CRi Launches the easy-to-use TRIO multispectral imaging system for multi-analyte investigation in tissue
Cambridge Research & Instrumentation, Inc. (CRi), a leader in multicolor imaging solutions for preclinical and clinical research, recently announced the newest addition to the award-winning Nuance™ multispectral imaging product family for multicolor tissue and cell-based imaging. The TRIO system is compact, multipurpose and affordable, offering a simplified interface and versatile design to fit any microscope with a camera-mount. This newest offering strengthens CRi’s objective to offer a comprehensive and intuitive solution that enables customers from basic research through pre-clinical drug discovery to reveal correlations between protein expression in intact tissue and clinical outcomes.
Multi-analyte detection from intact tissue and cells often poses a challenge since overlapping signals and the sample’s own background autofluorescence can mask critical information. TRIO’s multispectral imaging technology found in all of CRi’s multispectral systems effectively unmixes overlapping labels in fluorescence or brightfield samples.
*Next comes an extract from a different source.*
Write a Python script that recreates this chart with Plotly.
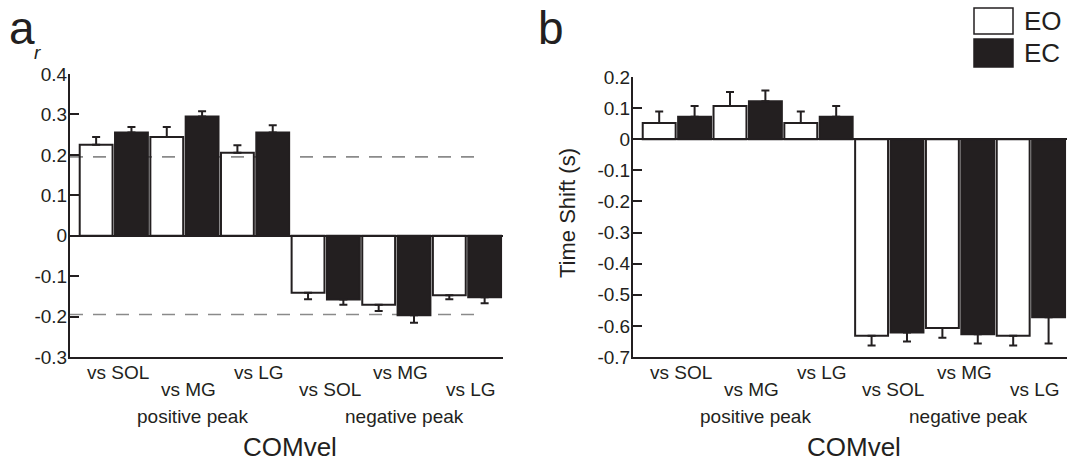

It has a new easy-to-use software interface designed to preclude the need to have expert-level knowledge of multispectral imaging, a common hurdle that faces many scientists who want to be able to image multiple markers from a single tissue sample. TRIO’s interface ensures that data can be obtained in a matter of minutes.
“Detecting multiple markers in intact tissue sections and in individual tumor cells is an important component of targeted drug and molecular diagnostic development,” said Darren Lee, Vice President of Marketing at CRi. “We understand the hurdles associated with doing multilabel imaging, including the complexities of interpreting multispectral data. We are very excited about TRIO because it makes multicolor imaging of tissue and cells much easier and more accessible to the mainstream researcher.” Lee added, “TRIO fits nicely within our core strategies, providing solutions that help address one of the biggest challenges facing scientists: trying to understand the mechanisms behind disease.”